Forgetting Tax Implications

That bigger gross salary may also mean you are suddenly paying more in taxes, which can be a real surprise on payday. You must account for that increased tax bite, or you will accidentally spend money that is not truly yours. Always understand your actual, smaller take-home gain before you make any spending plans.

Failing To Invest In Career Growth

Many people just focus on saving or spending, overlooking the chance to invest in their professional development. One small portion of that raise could be used to pay for a valuable certification or skill-building course. By ignoring the opportunity, you limit future earning potential and career advancement down the road because the market is always dynamic.

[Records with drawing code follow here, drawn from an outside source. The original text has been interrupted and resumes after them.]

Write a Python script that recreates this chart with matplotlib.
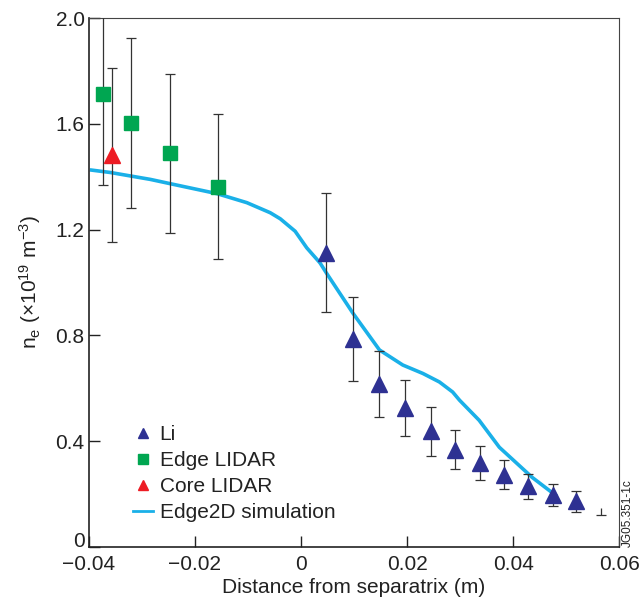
import numpy as np
from matplotlib import pyplot as plt
from matplotlib.lines import Line2D

plt.rcParams['font.family'] = ['Liberation Sans', 'DejaVu Sans']
plt.rcParams['mathtext.fontset'] = 'custom'
plt.rcParams['mathtext.rm'] = 'Liberation Sans'
plt.rcParams['mathtext.it'] = 'Liberation Sans'

# Li beam data
li_x = [0.0047, 0.0098, 0.0147, 0.0197, 0.0245, 0.0291, 0.0337, 0.0383, 0.0429, 0.0475, 0.0519]
li_y = [1.113, 0.786, 0.616, 0.526, 0.437, 0.368, 0.318, 0.273, 0.229, 0.196, 0.172]
li_err = [0.224, 0.158, 0.125, 0.105, 0.094, 0.075, 0.064, 0.055, 0.048, 0.042, 0.038]
# lone error bar at the far end (no marker)
li_tail_x = [0.0565]
li_tail_lo = [0.121]
li_tail_hi = [0.146]

# Edge LIDAR
edge_x = [-0.0374, -0.0320, -0.0246, -0.0157]
edge_y = [1.713, 1.603, 1.489, 1.363]
edge_err = [0.345, 0.32, 0.30, 0.275]

# Core LIDAR
core_x = [-0.0357]
core_y = [1.483]
core_err = [0.33]

# Edge2D simulation
sim_x = [-0.0398, -0.0359, -0.0284, -0.0240, -0.0158, -0.0102, -0.0058, -0.0039, -0.0011,
         0.0011, 0.0036, 0.0048, 0.0098, 0.0148, 0.0192, 0.0230, 0.0261, 0.0286, 0.0299,
         0.0336, 0.0374, 0.0436, 0.0483]
sim_y = [1.426, 1.416, 1.390, 1.371, 1.336, 1.302, 1.264, 1.241, 1.194,
         1.131, 1.074, 1.036, 0.884, 0.745, 0.688, 0.656, 0.624, 0.586, 0.555,
         0.479, 0.377, 0.263, 0.191]

xticks = [-0.04, -0.02, 0, 0.02, 0.04, 0.06]
xticklabels = ['\u22120.04', '\u22120.02', '0', '0.02', '0.04', '0.06']
yticks = [0, 0.4, 0.8, 1.2, 1.6, 2.0]
yticklabels = ['0', '0.4', '0.8', '1.2', '1.6', '2.0']

blue = '#2E3192'
green = '#00A651'
red = '#ED1C24'
cyan = '#1AB0E8'
ebc = '#333333'
txt = '#222222'

fig = plt.figure(figsize=(6.39, 6.01), dpi=100)
ax = fig.add_axes([0.139, 0.0899, 0.830, 0.880])

ax.plot(sim_x, sim_y, color=cyan, lw=2.6, zorder=2, solid_capstyle='butt')

ax.errorbar(edge_x, edge_y, yerr=edge_err, fmt='none', ecolor=ebc, elinewidth=0.9, capsize=3.5, capthick=0.9, zorder=3)
ax.errorbar(core_x, core_y, yerr=core_err, fmt='none', ecolor=ebc, elinewidth=0.9, capsize=3.5, capthick=0.9, zorder=3)
ax.errorbar(li_x, li_y, yerr=li_err, fmt='none', ecolor=ebc, elinewidth=0.9, capsize=3.5, capthick=0.9, zorder=3)
ax.vlines(li_tail_x, li_tail_lo, li_tail_hi, color=ebc, lw=0.9, zorder=3)
ax.plot(li_tail_x, li_tail_lo, ls='none', marker='_', ms=7, mew=0.9, color=ebc, zorder=3)

ax.plot(edge_x, edge_y, ls='none', marker='s', ms=10, color=green, zorder=4)
ax.plot(core_x, core_y, ls='none', marker='^', ms=11, color=red, zorder=4)
ax.plot(li_x, li_y, ls='none', marker='^', ms=11, color=blue, zorder=4)

ax.set_xlim(-0.04, 0.06)
ax.set_ylim(0, 2.0)
ax.set_xticks(xticks)
ax.set_xticklabels(xticklabels)
ax.set_yticks(yticks)
ax.set_yticklabels(yticklabels)
ax.tick_params(direction='in', length=8, width=1, labelsize=15, colors=txt)
ax.tick_params(axis='x', pad=6)
ax.tick_params(axis='y', pad=3)
# the "0" on the y axis sits above its tick, clear of the x labels
ax.get_yticklabels()[0].set_verticalalignment('baseline')
for s in ['left', 'bottom']:
    ax.spines[s].set_color(txt)
    ax.spines[s].set_linewidth(1.2)
for s in ['top', 'right']:
    ax.spines[s].set_color('#444444')
    ax.spines[s].set_linewidth(0.8)

ax.set_xlabel('Distance from separatrix (m)', fontsize=15, color=txt, labelpad=3)
ax.set_ylabel(r'n$_\mathrm{e}$ ($\times$10$^{19}$ m$^{-3}$)', fontsize=15, color=txt, labelpad=9)

handles = [
    Line2D([], [], ls='none', marker='^', ms=7.5, color=blue),
    Line2D([], [], ls='none', marker='s', ms=7, color=green),
    Line2D([], [], ls='none', marker='^', ms=7.5, color=red),
    Line2D([], [], color=cyan, lw=2),
]
labels = ['Li', 'Edge LIDAR', 'Core LIDAR', 'Edge2D simulation']
ax.legend(handles, labels, loc='lower left', bbox_to_anchor=(0.055, 0.02), frameon=False,
          fontsize=15, handlelength=1.0, handletextpad=0.3, labelspacing=0.33, borderpad=0.2,
          labelcolor=txt)

fig.text(0.983, 0.09, 'JG05.351-1c', rotation=90, fontsize=8.5, ha='center', va='bottom', color=txt)

plt.savefig('out.png')
plt.close()
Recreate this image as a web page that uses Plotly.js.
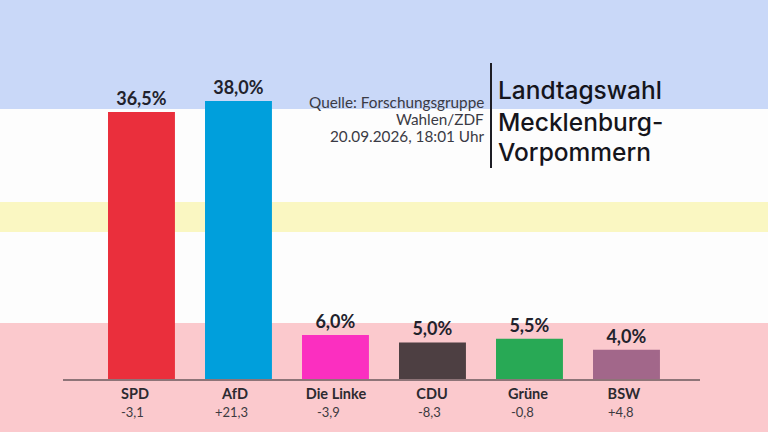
<!DOCTYPE html>
<html><head><meta charset="utf-8">
<script src="https://cdn.plot.ly/plotly-3.0.1.min.js"></script>
<style>html,body{margin:0;padding:0;background:#fff}#c{width:768px;height:432px}</style>
</head><body><div id="c"></div>
<script>
const parties = ["SPD","AfD","Die Linke","CDU","Grüne","BSW"];
const shares = [36.5,38.0,6.0,5.0,5.5,4.0];
const shareLabels = ["36,5%","38,0%","6,0%","5,0%","5,5%","4,0%"];
const changes = ["-3,1","+21,3","-3,9","-8,3","-0,8","+4,8"];
const barColors = ["#ea2f3c","#009fdc","#fb2fc0","#4d3f42","#28a955","#a2678a"];
const indices = [0,1,2,3,4,5];
const nameOffset = [-0.067,-0.036,0.005,-0.005,-0.015,-0.026];
const changeShift = [-9,-7,-7,-3,-7,-5];
const sourceLines = ["Quelle: Forschungsgruppe","Wahlen/ZDF","20.09.2026, 18:01 Uhr"];
const sourceY = [102,119,136];
const titleLines = ["Landtagswahl","Mecklenburg-","Vorpommern"];
const titleY = [90,122,152];

const F = "Lato, sans-serif";
const H = 379;
const py = p => (H-p)/H;
const band = (a,b,c)=>({type:"rect",layer:"below",xref:"paper",yref:"paper",x0:-0.2,x1:1.2,y0:py(b),y1:py(a),fillcolor:c,line:{width:0}});
const paperX = px => (px-63)/637;

const traces = [{
  type:"bar", x:indices, y:shares, width:0.69,
  marker:{color:barColors,line:{width:0}},
  text:shareLabels, textposition:"outside", cliponaxis:false,
  textfont:{family:F,size:18,color:"#22222c",weight:700},
  hoverinfo:"skip"
}];

const annotations = indices.map(i=>({
  x:i, xref:"x", y:py(411.5), yref:"paper", text:changes[i], showarrow:false,
  xshift:changeShift[i], xanchor:"center", yanchor:"middle",
  font:{family:F,size:13,color:"#3c3a40"}
}));
sourceLines.forEach((t,i)=>annotations.push({
  x:paperX(485), xref:"paper", y:py(sourceY[i]), yref:"paper", text:t, showarrow:false,
  xanchor:"right", yanchor:"middle", align:"right", borderpad:0,
  font:{family:F,size:15.3,color:"#3a3a44"}
}));
titleLines.forEach((t,i)=>annotations.push({
  x:paperX(497), xref:"paper", y:py(titleY[i]), yref:"paper", text:t, showarrow:false,
  xanchor:"left", yanchor:"middle", align:"left", borderpad:0,
  font:{family:"Inter, Lato, sans-serif",size:24.5,color:"#15151c",weight:500}
}));

const layout = {
  width:768,height:432,
  margin:{l:63,r:68,t:0,b:53,pad:0},
  paper_bgcolor:"#ffffff",plot_bgcolor:"rgba(0,0,0,0)",
  showlegend:false,
  xaxis:{range:[-0.809,5.758],tickmode:"array",
    tickvals:indices.map(i=>i+nameOffset[i]),ticktext:parties.map(p=>"<b>"+p+"</b>"),
    showgrid:false,zeroline:false,showline:true,linecolor:"#8e7478",linewidth:1.5,ticks:"",
    ticklabelstandoff:1,
    tickfont:{family:F,size:14.5,color:"#2c2a30"},fixedrange:true},
  yaxis:{range:[0,51.8],visible:false,fixedrange:true},
  shapes:[
    band(-5,109,"#c9d8f8"),
    band(109,202,"#fdfdfd"),
    band(202,232,"#faf7c2"),
    band(232,323,"#fdfdfd"),
    band(323,440,"#fbc9cd"),
    {type:"line",xref:"paper",yref:"paper",x0:paperX(491),x1:paperX(491),y0:py(168),y1:py(63),line:{color:"#1d1d24",width:2}}
  ],
  annotations
};
Plotly.newPlot("c",traces,layout,{displayModeBar:false,staticPlot:true});
</script></body></html>
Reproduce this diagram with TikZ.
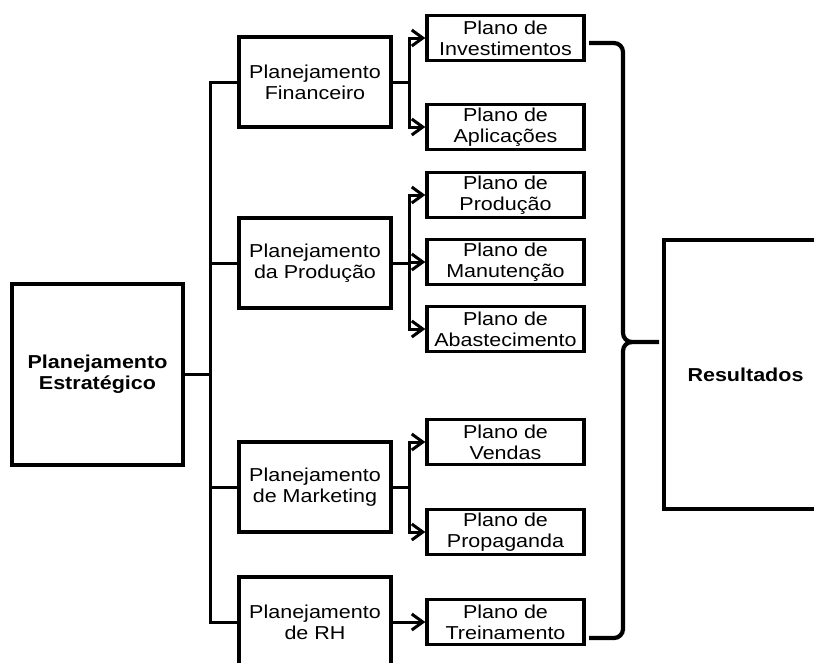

Overlooking Insurance Needs

Your insurance coverage needs an update as your income grows and you buy more valuable assets. Buying a new car or moving to a larger home can leave your protection insufficient if your agent isn’t informed. Make sure your financial success is completely guarded against all unexpected, major losses.

Comparing Upward

You are naturally going to feel pressure to match the spending habits of higher-earning friends or colleagues. This social comparison makes you feel like you need unnecessary upgrades, which strains your budget just to keep up appearances. That desire to impress others can quickly turn your much-deserved raise into financial stress.

Forgetting To Celebrate Wisely

A raise definitely deserves a celebration, but you need to ensure it remains a controlled, one-time event. Without clear limits on those first big spends, long-term goals can quietly slip out of reach. Because turning that big purchase into a regular habit can easily erode the financial benefit of your increased income.